## Task prompt
Wherever a line holds the string "with", copy that line.

## Input
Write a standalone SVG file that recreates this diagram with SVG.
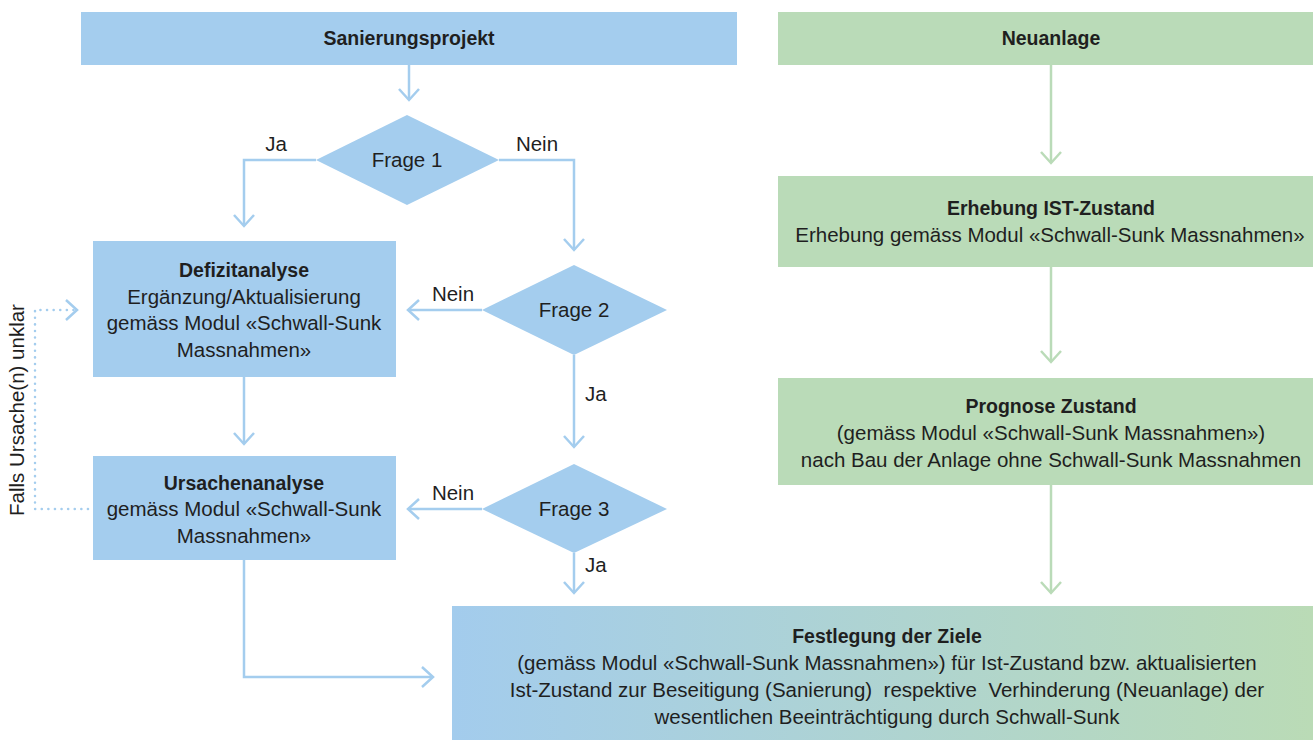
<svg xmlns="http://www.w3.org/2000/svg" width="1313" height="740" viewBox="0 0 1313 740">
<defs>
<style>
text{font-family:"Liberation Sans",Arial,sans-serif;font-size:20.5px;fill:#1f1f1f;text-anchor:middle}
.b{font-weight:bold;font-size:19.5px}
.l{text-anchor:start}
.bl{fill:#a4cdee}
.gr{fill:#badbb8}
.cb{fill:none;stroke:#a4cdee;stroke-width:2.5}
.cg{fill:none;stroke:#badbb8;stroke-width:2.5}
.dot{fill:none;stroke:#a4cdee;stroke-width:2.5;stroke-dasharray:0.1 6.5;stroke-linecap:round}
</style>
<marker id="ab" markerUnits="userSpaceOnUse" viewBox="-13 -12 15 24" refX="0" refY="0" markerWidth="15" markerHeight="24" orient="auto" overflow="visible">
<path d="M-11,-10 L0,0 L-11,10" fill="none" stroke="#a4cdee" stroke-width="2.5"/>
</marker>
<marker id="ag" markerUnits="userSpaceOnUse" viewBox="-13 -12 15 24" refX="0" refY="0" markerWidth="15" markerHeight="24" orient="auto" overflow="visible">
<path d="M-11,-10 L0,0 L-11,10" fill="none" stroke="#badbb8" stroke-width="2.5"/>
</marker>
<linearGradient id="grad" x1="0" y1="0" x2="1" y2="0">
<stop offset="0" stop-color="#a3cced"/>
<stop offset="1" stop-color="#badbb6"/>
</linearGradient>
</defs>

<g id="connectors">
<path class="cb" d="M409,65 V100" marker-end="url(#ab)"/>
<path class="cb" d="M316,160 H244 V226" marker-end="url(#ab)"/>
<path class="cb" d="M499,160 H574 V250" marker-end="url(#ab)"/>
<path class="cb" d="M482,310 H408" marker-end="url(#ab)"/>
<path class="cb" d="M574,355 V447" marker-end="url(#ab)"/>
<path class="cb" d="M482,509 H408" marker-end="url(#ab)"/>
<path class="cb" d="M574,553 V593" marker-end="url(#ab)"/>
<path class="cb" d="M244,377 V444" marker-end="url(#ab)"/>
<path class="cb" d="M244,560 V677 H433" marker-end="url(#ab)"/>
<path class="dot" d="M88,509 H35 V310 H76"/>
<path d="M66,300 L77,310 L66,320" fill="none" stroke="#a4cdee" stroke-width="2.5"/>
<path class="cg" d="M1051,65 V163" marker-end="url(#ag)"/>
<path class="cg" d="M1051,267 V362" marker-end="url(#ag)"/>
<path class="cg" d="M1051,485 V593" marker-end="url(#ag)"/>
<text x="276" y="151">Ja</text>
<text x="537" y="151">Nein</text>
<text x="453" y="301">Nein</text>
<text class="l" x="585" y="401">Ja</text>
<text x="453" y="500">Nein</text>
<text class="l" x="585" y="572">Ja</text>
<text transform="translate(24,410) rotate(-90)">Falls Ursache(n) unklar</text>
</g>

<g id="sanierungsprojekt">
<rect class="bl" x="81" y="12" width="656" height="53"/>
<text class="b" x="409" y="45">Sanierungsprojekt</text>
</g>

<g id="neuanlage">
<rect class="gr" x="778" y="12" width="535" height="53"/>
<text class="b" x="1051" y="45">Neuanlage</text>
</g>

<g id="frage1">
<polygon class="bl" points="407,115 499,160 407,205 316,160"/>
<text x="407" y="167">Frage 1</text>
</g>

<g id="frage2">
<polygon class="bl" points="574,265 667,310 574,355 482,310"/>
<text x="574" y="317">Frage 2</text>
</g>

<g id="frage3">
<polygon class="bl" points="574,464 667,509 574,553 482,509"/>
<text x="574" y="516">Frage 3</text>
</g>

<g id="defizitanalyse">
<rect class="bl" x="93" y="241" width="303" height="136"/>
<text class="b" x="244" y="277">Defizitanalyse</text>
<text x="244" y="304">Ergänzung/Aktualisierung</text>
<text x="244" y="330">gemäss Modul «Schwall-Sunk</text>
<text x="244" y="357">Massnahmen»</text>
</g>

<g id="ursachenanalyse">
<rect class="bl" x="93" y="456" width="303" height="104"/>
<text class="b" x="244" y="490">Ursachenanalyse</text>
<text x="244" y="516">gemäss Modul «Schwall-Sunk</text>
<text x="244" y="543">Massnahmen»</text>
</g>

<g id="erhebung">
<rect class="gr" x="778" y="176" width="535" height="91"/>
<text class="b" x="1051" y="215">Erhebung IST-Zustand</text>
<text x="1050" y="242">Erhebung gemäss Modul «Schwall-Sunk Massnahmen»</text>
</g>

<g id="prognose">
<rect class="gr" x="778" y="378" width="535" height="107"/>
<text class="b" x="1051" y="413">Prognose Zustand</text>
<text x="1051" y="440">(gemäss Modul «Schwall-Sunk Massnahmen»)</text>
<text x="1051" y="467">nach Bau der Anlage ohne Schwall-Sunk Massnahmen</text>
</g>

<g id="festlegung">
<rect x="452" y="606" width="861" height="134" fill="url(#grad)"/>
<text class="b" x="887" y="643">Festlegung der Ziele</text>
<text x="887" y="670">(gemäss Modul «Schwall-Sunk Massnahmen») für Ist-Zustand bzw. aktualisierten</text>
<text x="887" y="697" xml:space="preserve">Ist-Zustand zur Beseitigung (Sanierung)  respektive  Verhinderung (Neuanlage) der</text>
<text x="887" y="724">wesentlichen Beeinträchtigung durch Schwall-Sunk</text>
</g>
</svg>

...

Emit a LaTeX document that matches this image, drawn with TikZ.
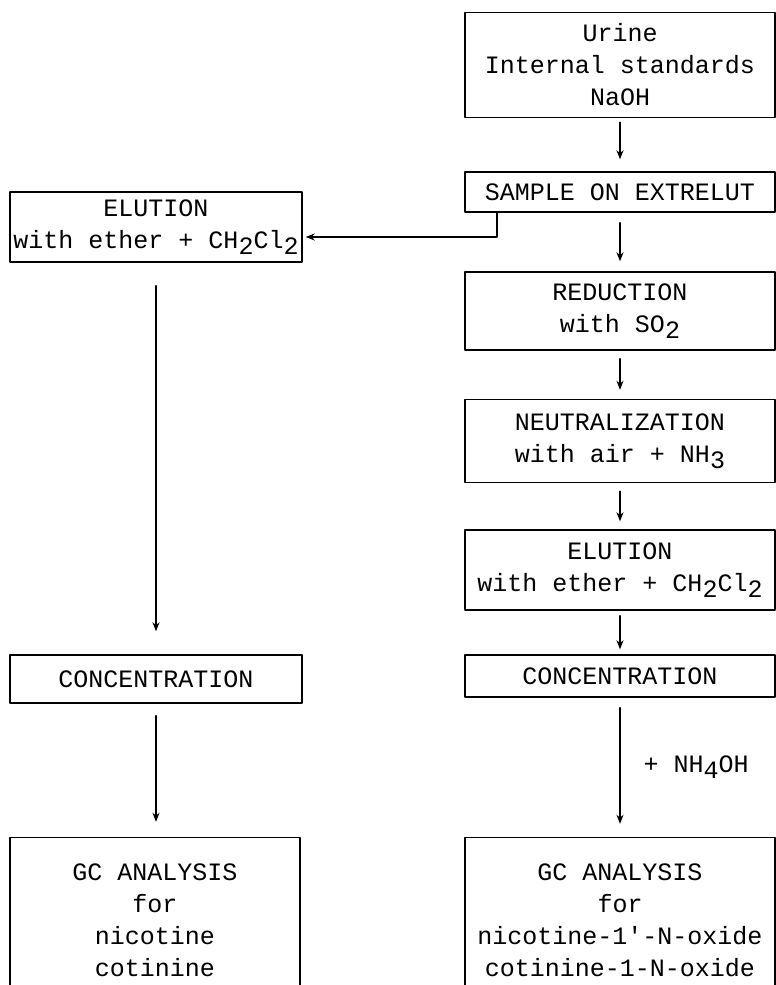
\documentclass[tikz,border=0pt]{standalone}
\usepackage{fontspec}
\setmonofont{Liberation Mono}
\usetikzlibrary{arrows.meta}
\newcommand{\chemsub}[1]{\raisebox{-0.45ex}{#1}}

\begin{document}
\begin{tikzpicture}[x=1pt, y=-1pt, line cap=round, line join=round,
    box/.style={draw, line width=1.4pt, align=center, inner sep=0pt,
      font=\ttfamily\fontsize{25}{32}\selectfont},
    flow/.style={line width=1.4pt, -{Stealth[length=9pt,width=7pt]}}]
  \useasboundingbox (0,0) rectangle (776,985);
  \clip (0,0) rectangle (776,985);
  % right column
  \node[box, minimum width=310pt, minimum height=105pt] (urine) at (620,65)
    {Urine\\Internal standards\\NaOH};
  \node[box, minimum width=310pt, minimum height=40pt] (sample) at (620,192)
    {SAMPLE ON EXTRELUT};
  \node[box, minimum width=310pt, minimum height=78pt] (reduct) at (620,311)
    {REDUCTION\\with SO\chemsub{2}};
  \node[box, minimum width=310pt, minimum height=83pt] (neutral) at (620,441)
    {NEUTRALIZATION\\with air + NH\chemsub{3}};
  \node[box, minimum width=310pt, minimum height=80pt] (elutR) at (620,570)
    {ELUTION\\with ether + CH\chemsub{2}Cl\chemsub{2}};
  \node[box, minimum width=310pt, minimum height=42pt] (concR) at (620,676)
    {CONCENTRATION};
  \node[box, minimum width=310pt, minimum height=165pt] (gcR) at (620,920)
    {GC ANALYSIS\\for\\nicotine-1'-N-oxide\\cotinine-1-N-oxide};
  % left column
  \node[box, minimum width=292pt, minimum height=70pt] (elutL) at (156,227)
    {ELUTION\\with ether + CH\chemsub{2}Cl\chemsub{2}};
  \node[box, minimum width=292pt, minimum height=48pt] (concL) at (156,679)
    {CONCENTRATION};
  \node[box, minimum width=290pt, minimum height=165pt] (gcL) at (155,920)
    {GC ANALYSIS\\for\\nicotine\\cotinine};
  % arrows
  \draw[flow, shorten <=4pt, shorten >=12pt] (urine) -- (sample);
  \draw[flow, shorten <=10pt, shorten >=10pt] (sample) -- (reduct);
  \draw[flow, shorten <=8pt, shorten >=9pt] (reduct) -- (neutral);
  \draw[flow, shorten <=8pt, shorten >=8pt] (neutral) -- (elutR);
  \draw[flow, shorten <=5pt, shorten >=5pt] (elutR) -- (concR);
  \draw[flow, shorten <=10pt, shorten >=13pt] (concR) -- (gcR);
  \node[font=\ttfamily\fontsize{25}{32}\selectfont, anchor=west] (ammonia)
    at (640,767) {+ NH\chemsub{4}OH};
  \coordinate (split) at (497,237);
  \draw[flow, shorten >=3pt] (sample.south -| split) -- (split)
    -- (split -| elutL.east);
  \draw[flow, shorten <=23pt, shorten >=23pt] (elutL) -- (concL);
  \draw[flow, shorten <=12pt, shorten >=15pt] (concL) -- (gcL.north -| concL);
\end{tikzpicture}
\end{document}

## Written response
Write a standalone SVG file that recreates this diagram with SVG.
Emit a LaTeX document that matches this image, drawn with TikZ.
    {REDUCTION\\with SO\chemsub{2}};
    {NEUTRALIZATION\\with air + NH\chemsub{3}};
    {ELUTION\\with ether + CH\chemsub{2}Cl\chemsub{2}};
    {ELUTION\\with ether + CH\chemsub{2}Cl\chemsub{2}};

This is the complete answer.